One of the most popular entropy encoding schemes for text data compression is Huffman
coding. Huffman code is an optimal unique prefix code. In other words, given a set
characters for which the frequency of occurrence of each character is known in advance,
the maximum possible compression is achieved by Huffman coding. Also, no character
code is a proper prefix of another character code. This makes the code unambiguous and
uniquely decodable. Unlike uniform coding where we encode each of the n characters
in the character set with equal size code length of [log n] bits, Huffman coding is a
variable length coding. For more detailed information relating to Huffman coding refer
to Cormen et al. (2006).
In this paper, we analyze the compression ratio achieved by Huffman coding with
that of uniform coding.
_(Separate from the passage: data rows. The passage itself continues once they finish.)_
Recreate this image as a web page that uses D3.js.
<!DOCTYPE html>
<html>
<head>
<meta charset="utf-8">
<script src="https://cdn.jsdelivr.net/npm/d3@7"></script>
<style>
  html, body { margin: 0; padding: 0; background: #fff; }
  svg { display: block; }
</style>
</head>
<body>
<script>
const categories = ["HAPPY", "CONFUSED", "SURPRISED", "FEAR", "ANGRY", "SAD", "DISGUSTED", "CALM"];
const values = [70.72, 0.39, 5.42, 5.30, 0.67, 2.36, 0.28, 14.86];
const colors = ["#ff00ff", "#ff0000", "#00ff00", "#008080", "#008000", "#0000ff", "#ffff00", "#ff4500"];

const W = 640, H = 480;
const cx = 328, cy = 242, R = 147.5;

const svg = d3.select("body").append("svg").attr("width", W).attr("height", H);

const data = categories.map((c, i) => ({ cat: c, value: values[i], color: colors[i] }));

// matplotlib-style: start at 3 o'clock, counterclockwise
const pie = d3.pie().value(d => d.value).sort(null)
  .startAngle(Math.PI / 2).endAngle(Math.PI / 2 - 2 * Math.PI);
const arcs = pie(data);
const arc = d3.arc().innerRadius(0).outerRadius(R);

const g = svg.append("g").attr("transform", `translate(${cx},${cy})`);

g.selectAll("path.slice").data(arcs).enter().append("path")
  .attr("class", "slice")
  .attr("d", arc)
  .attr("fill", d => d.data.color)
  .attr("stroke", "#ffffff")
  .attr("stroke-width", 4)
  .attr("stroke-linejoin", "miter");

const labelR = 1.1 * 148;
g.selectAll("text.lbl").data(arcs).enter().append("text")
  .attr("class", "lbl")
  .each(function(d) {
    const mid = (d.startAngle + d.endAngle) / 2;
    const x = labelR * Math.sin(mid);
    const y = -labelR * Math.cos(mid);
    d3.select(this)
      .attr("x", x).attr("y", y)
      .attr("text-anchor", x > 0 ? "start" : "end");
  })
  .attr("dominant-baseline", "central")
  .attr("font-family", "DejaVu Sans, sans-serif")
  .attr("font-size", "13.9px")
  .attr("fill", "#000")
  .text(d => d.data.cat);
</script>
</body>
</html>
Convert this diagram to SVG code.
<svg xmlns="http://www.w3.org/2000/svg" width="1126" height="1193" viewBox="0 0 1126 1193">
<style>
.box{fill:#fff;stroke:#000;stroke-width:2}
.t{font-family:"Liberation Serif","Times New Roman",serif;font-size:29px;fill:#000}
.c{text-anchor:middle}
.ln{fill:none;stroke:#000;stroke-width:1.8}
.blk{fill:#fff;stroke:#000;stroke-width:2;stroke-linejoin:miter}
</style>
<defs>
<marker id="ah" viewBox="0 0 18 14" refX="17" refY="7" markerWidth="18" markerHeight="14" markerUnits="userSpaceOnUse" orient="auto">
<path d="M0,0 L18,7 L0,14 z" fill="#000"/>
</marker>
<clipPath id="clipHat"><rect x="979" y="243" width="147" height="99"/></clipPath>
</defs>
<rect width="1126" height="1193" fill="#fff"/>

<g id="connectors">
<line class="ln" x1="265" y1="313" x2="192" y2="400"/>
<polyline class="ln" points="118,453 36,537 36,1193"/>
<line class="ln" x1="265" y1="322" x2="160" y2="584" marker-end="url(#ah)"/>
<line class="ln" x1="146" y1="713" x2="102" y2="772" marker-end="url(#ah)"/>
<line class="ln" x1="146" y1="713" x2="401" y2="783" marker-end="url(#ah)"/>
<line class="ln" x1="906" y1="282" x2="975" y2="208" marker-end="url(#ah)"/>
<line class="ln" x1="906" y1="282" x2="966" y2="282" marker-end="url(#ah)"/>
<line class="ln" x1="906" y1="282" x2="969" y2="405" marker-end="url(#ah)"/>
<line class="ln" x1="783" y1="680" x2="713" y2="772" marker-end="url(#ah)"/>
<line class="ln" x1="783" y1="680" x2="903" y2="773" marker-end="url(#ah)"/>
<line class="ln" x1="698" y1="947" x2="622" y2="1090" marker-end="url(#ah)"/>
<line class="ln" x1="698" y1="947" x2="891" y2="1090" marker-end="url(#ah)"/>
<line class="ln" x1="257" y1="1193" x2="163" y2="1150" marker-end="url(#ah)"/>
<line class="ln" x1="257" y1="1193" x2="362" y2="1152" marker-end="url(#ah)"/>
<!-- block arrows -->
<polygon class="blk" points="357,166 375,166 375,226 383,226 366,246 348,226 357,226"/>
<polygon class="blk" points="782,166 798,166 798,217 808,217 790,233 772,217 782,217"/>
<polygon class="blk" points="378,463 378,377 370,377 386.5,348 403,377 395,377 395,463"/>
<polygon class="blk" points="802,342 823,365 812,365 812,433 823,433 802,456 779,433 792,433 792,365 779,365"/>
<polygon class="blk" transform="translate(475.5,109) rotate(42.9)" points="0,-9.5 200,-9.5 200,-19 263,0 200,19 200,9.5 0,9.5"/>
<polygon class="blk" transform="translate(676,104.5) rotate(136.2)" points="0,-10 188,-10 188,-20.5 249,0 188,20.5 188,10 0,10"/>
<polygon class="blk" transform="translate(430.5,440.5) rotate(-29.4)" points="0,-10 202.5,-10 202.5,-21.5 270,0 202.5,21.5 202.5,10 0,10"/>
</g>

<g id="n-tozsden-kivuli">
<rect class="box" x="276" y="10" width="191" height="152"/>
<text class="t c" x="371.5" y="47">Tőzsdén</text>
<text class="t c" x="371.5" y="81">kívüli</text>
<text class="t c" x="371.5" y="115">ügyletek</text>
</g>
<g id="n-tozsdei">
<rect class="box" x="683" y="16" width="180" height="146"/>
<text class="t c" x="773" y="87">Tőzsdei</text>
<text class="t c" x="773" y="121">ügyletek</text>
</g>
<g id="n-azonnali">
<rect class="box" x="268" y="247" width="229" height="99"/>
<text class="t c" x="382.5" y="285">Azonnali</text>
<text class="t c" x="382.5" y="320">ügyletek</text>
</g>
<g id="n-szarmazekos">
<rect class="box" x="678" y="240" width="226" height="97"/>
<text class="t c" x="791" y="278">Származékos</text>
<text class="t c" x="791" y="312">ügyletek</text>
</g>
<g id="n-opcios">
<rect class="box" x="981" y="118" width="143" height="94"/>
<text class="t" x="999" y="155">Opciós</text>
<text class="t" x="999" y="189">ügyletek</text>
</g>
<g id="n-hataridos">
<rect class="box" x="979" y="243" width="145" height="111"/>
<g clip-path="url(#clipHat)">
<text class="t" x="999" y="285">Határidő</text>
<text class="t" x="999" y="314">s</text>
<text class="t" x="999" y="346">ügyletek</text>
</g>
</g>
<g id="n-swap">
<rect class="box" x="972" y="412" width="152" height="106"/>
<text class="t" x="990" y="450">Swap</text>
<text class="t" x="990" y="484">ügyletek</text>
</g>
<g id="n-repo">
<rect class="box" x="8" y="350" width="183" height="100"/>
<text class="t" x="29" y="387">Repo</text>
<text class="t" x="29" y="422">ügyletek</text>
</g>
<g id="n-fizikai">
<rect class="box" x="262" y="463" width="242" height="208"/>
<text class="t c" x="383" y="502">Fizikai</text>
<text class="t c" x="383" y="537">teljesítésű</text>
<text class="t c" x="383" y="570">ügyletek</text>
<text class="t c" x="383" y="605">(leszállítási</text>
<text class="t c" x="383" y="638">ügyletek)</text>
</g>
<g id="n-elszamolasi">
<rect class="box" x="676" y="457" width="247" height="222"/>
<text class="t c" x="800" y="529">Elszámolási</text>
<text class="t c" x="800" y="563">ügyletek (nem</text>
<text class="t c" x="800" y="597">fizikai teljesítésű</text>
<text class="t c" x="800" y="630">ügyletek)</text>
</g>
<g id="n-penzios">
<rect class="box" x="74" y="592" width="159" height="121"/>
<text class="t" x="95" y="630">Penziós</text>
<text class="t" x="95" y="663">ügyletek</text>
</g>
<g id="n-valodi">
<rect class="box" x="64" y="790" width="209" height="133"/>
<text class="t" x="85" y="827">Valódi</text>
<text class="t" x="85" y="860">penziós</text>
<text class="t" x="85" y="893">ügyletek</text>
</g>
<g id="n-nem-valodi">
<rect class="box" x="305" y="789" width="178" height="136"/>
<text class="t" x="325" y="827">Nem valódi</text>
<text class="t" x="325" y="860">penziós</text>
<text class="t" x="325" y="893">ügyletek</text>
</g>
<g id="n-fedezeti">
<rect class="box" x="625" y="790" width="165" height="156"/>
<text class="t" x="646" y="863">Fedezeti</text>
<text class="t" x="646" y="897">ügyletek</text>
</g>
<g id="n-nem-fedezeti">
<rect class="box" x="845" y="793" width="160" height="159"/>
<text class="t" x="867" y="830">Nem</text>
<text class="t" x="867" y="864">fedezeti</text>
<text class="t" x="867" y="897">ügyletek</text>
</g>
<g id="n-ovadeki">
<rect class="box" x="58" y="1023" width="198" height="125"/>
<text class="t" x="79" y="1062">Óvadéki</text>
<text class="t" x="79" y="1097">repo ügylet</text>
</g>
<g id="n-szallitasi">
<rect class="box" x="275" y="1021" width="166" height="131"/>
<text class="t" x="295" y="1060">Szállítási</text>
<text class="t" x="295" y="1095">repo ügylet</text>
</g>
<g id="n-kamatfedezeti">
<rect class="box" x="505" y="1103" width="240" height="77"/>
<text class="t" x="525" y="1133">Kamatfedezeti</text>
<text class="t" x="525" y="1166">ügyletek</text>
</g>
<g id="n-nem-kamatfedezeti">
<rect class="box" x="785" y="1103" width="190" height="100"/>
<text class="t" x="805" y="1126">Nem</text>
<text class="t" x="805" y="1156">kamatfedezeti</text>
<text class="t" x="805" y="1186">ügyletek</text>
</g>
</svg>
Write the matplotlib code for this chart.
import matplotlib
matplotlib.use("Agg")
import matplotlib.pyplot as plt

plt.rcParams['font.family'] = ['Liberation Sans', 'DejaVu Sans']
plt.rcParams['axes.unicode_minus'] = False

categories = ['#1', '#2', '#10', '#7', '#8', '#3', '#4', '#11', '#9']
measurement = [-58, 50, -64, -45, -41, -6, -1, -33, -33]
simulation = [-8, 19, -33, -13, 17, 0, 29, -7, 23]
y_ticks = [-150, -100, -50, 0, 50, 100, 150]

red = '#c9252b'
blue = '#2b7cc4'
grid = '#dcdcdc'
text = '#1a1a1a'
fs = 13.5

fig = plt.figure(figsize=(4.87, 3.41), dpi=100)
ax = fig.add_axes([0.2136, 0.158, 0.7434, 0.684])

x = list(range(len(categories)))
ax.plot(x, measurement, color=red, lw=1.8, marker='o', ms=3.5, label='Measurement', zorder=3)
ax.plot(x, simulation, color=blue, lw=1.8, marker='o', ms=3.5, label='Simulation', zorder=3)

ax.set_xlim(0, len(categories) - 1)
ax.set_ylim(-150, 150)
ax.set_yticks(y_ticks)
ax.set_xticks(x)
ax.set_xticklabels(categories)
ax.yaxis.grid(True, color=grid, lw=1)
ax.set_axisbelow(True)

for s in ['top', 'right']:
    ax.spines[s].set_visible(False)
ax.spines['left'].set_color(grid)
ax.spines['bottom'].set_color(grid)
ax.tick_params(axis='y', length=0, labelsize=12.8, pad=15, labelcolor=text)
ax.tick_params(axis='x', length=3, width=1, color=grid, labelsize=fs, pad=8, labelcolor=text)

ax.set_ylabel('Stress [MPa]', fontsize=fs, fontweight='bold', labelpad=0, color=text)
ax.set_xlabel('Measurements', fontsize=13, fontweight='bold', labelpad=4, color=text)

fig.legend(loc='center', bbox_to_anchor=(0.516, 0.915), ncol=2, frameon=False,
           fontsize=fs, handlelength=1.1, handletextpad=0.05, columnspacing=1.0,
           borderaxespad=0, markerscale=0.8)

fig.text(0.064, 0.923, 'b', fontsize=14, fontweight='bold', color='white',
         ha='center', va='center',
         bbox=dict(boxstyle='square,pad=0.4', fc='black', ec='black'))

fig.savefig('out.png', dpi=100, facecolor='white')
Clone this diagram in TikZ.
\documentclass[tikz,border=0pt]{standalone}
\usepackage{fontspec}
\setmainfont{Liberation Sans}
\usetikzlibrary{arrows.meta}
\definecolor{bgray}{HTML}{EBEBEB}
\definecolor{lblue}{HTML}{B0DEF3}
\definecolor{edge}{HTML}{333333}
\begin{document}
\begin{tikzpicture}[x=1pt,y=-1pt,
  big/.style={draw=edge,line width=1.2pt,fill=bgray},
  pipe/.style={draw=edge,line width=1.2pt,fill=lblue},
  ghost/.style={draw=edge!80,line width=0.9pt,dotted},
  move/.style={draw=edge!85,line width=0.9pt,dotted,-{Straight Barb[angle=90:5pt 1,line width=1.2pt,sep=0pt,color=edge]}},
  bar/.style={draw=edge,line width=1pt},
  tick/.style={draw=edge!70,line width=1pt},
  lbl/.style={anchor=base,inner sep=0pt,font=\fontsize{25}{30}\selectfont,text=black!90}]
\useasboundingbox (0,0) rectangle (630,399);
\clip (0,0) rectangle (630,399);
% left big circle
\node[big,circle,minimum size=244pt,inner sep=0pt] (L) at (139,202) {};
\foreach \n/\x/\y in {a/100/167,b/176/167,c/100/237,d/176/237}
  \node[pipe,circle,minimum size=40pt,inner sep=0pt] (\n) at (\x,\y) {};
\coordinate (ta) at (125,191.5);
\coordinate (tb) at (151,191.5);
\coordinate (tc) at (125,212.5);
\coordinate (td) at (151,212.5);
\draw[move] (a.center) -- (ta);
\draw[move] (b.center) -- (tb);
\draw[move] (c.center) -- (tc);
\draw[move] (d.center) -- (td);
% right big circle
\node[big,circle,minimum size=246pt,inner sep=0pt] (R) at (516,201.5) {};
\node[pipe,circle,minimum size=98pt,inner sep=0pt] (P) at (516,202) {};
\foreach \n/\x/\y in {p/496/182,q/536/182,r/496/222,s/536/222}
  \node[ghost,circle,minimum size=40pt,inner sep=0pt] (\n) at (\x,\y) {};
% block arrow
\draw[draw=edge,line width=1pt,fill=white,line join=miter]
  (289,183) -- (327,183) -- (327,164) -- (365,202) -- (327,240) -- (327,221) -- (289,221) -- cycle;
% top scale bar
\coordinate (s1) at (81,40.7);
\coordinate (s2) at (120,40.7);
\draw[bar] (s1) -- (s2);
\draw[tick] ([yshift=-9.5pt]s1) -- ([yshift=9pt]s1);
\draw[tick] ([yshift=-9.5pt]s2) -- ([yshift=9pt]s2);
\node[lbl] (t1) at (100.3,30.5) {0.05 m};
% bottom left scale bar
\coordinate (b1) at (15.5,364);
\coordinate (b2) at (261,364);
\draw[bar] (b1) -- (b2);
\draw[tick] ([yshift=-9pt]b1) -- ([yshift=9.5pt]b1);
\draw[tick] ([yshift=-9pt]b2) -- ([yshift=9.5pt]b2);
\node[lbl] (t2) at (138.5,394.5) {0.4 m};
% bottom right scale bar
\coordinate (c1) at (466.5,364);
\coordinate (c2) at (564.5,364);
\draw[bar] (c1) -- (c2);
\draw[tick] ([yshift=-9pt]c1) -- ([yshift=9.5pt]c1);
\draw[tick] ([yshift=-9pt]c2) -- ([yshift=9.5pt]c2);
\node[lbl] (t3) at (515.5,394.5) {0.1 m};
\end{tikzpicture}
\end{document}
For this, we first study the skewness property of the Huffman
coding tree. We demonstrate that this tree will be completely skewed when the sorted
frequency distribution of characters satisfies certain prefix properties. We also establish
that among all the frequency distributions f1, f2, …, fn of a set of n characters that satisfy
the prefix property, the average code length is maximum when the frequency
distribution is a Fibonacci sequence. Then we estimate the average code length of
Huffman coding for this frequency distribution.
The overall organization of the paper is as follows: in Section 2, we study the
frequency distribution of characters for which the Huffman coding tree will be
completely skewed. For this, we introduce the notion of prefix property of a sorted sequence. We also establish that for Fibonacci sequence, which also satisfies this prefix
property, the average code length will be the maximum. In Section 3, we compute the
average code length of Huffman code when the frequency distribution follows the
Fibonacci sequence. Lastly, in Section 4, we conclude by summarizing our contribution.
|